### INFORMATION SHOWN

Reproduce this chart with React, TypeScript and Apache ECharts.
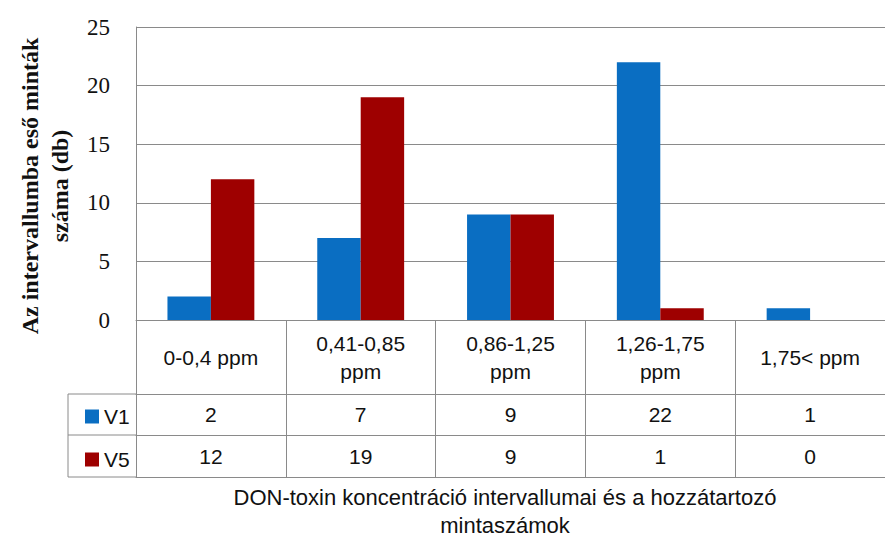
import React, { useEffect, useRef } from "react";
import * as echarts from "echarts";

const categories = ["0-0,4 ppm", "0,41-0,85\nppm", "0,86-1,25\nppm", "1,26-1,75\nppm", "1,75< ppm"];
const seriesNames = ["V1", "V5"];
const v1Values = [2, 7, 9, 22, 1];
const v5Values = [12, 19, 9, 1, 0];
const yTicks = { min: 0, max: 25, interval: 5 };
const yTitle = "Az intervallumba eső minták\nszáma (db)";
const xTitle = "DON-toxin koncentráció intervallumai és a hozzátartozó\nmintaszámok";

const BLUE = "#0A6EC2";
const RED = "#9E0000";
const LINE = "#8A8A8A";
const SANS = "'Liberation Sans', Arial, sans-serif";
const SERIF = "'Liberation Serif', 'Times New Roman', serif";

export default function App() {
  const ref = useRef<HTMLDivElement>(null);
  useEffect(() => {
    if (!ref.current) return;
    const chart = echarts.init(ref.current, undefined, { renderer: "svg" });
    const gridLeft = 136;
    const gridTop = 27;
    const gridH = 293;
    const rowH = [74, 41, 42];
    const offs = [0, rowH[0], rowH[0] + rowH[1], rowH[0] + rowH[1] + rowH[2]];
    const base = gridTop + gridH;

    const tableAxis = (idx: number, labels: (string | number)[], show: boolean) => ({
      type: "category",
      gridIndex: 0,
      position: "bottom",
      offset: offs[idx],
      data: categories,
      axisLine: { show: true, lineStyle: { color: LINE, width: 1 } },
      axisTick: {
        show: show,
        alignWithLabel: false,
        interval: 0,
        inside: false,
        length: idx < 3 ? rowH[idx] : 0,
        lineStyle: { color: LINE, width: 1 },
      },
      axisLabel: {
        show: show,
        interval: 0,
        margin: idx < 3 ? rowH[idx] / 2 : 0,
        verticalAlign: "middle",
        align: "center",
        color: "#111",
        fontFamily: SANS,
        fontSize: 21,
        lineHeight: 28,
        formatter: (_v: string, i: number) => String(labels[i]),
      },
      splitLine: { show: false },
    });

    chart.setOption({
      animation: false,
      backgroundColor: "#ffffff",
      grid: { left: gridLeft, top: gridTop, width: 758, height: gridH, containLabel: false },
      legend: {
        orient: "vertical",
        left: 80,
        top: base + offs[1] + 7,
        itemWidth: 14,
        itemHeight: 14,
        itemGap: 22,
        icon: "rect",
        textStyle: { fontFamily: SANS, fontSize: 21, color: "#111", lineHeight: 20 },
        data: seriesNames,
      },
      xAxis: [
        tableAxis(0, categories, true),
        tableAxis(1, v1Values, true),
        tableAxis(2, v5Values, true),
        tableAxis(3, [], false),
      ],
      yAxis: {
        type: "value",
        min: yTicks.min,
        max: yTicks.max,
        interval: yTicks.interval,
        axisLine: { show: true, lineStyle: { color: LINE, width: 1 } },
        axisTick: { show: false },
        axisLabel: { color: "#111", fontFamily: SERIF, fontSize: 23, margin: 26 },
        splitLine: { show: true, lineStyle: { color: LINE, width: 1 } },
      },
      series: [
        {
          name: seriesNames[0],
          type: "bar",
          xAxisIndex: 0,
          data: v1Values,
          itemStyle: { color: BLUE },
          barGap: "0%",
          barCategoryGap: "42%",
        },
        {
          name: seriesNames[1],
          type: "bar",
          xAxisIndex: 0,
          data: v5Values,
          itemStyle: { color: RED },
          barGap: "0%",
          barCategoryGap: "42%",
        },
      ],
      graphic: [
        { type: "line", shape: { x1: 68, y1: base + offs[1], x2: gridLeft, y2: base + offs[1] }, style: { stroke: LINE, lineWidth: 1 } },
        { type: "line", shape: { x1: 68, y1: base + offs[2], x2: gridLeft, y2: base + offs[2] }, style: { stroke: LINE, lineWidth: 1 } },
        { type: "line", shape: { x1: 68, y1: base + offs[3], x2: gridLeft, y2: base + offs[3] }, style: { stroke: LINE, lineWidth: 1 } },
        { type: "line", shape: { x1: 68, y1: base + offs[1], x2: 68, y2: base + offs[3] }, style: { stroke: LINE, lineWidth: 1 } },
        {
          type: "text",
          x: 45,
          y: 186,
          rotation: Math.PI / 2,
          style: {
            text: yTitle,
            font: "bold 24px " + SERIF,
            fill: "#111",
            align: "center",
            verticalAlign: "middle",
            lineHeight: 30,
          },
        },
        {
          type: "text",
          x: 505,
          y: 511,
          style: {
            text: xTitle,
            font: "22px " + SANS,
            fill: "#111",
            align: "center",
            verticalAlign: "middle",
            lineHeight: 28,
          },
        },
      ],
    });
    return () => chart.dispose();
  }, []);
  return (
    <div
      ref={ref}
      style={{ position: "fixed", left: 0, top: 0, width: 885, height: 541, background: "#fff" }}
    />
  );
}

### TASK INSTRUCTIONS
Omit the pictures, and quote the material above exactly as given.

### TASK RESULT
Reproduce this chart with React, TypeScript and Apache ECharts.
import React, { useEffect, useRef } from "react";
import * as echarts from "echarts";

const categories = ["0-0,4 ppm", "0,41-0,85\nppm", "0,86-1,25\nppm", "1,26-1,75\nppm", "1,75< ppm"];
const seriesNames = ["V1", "V5"];
const v1Values = [2, 7, 9, 22, 1];
const v5Values = [12, 19, 9, 1, 0];
const yTicks = { min: 0, max: 25, interval: 5 };
const yTitle = "Az intervallumba eső minták\nszáma (db)";
const xTitle = "DON-toxin koncentráció intervallumai és a hozzátartozó\nmintaszámok";

const BLUE = "#0A6EC2";
const RED = "#9E0000";
const LINE = "#8A8A8A";
const SANS = "'Liberation Sans', Arial, sans-serif";
const SERIF = "'Liberation Serif', 'Times New Roman', serif";

export default function App() {
  const ref = useRef<HTMLDivElement>(null);
  useEffect(() => {
    if (!ref.current) return;
    const chart = echarts.init(ref.current, undefined, { renderer: "svg" });
    const gridLeft = 136;
    const gridTop = 27;
    const gridH = 293;
    const rowH = [74, 41, 42];
    const offs = [0, rowH[0], rowH[0] + rowH[1], rowH[0] + rowH[1] + rowH[2]];
    const base = gridTop + gridH;

    const tableAxis = (idx: number, labels: (string | number)[], show: boolean) => ({
      type: "category",
      gridIndex: 0,
      position: "bottom",
      offset: offs[idx],
      data: categories,
      axisLine: { show: true, lineStyle: { color: LINE, width: 1 } },
      axisTick: {
        show: show,
        alignWithLabel: false,
        interval: 0,
        inside: false,
        length: idx < 3 ? rowH[idx] : 0,
        lineStyle: { color: LINE, width: 1 },
      },
      axisLabel: {
        show: show,
        interval: 0,
        margin: idx < 3 ? rowH[idx] / 2 : 0,
        verticalAlign: "middle",
        align: "center",
        color: "#111",
        fontFamily: SANS,
        fontSize: 21,
        lineHeight: 28,
        formatter: (_v: string, i: number) => String(labels[i]),
      },
      splitLine: { show: false },
    });

    chart.setOption({
      animation: false,
      backgroundColor: "#ffffff",
      grid: { left: gridLeft, top: gridTop, width: 758, height: gridH, containLabel: false },
      legend: {
        orient: "vertical",
        left: 80,
        top: base + offs[1] + 7,
        itemWidth: 14,
        itemHeight: 14,
        itemGap: 22,
        icon: "rect",
        textStyle: { fontFamily: SANS, fontSize: 21, color: "#111", lineHeight: 20 },
        data: seriesNames,
      },
      xAxis: [
        tableAxis(0, categories, true),
        tableAxis(1, v1Values, true),
        tableAxis(2, v5Values, true),
        tableAxis(3, [], false),
      ],
      yAxis: {
        type: "value",
        min: yTicks.min,
        max: yTicks.max,
        interval: yTicks.interval,
        axisLine: { show: true, lineStyle: { color: LINE, width: 1 } },
        axisTick: { show: false },
        axisLabel: { color: "#111", fontFamily: SERIF, fontSize: 23, margin: 26 },
        splitLine: { show: true, lineStyle: { color: LINE, width: 1 } },
      },
      series: [
        {
          name: seriesNames[0],
          type: "bar",
          xAxisIndex: 0,
          data: v1Values,
          itemStyle: { color: BLUE },
          barGap: "0%",
          barCategoryGap: "42%",
        },
        {
          name: seriesNames[1],
          type: "bar",
          xAxisIndex: 0,
          data: v5Values,
          itemStyle: { color: RED },
          barGap: "0%",
          barCategoryGap: "42%",
        },
      ],
      graphic: [
        { type: "line", shape: { x1: 68, y1: base + offs[1], x2: gridLeft, y2: base + offs[1] }, style: { stroke: LINE, lineWidth: 1 } },
        { type: "line", shape: { x1: 68, y1: base + offs[2], x2: gridLeft, y2: base + offs[2] }, style: { stroke: LINE, lineWidth: 1 } },
        { type: "line", shape: { x1: 68, y1: base + offs[3], x2: gridLeft, y2: base + offs[3] }, style: { stroke: LINE, lineWidth: 1 } },
        { type: "line", shape: { x1: 68, y1: base + offs[1], x2: 68, y2: base + offs[3] }, style: { stroke: LINE, lineWidth: 1 } },
        {
          type: "text",
          x: 45,
          y: 186,
          rotation: Math.PI / 2,
          style: {
            text: yTitle,
            font: "bold 24px " + SERIF,
            fill: "#111",
            align: "center",
            verticalAlign: "middle",
            lineHeight: 30,
          },
        },
        {
          type: "text",
          x: 505,
          y: 511,
          style: {
            text: xTitle,
            font: "22px " + SANS,
            fill: "#111",
            align: "center",
            verticalAlign: "middle",
            lineHeight: 28,
          },
        },
      ],
    });
    return () => chart.dispose();
  }, []);
  return (
    <div
      ref={ref}
      style={{ position: "fixed", left: 0, top: 0, width: 885, height: 541, background: "#fff" }}
    />
  );
}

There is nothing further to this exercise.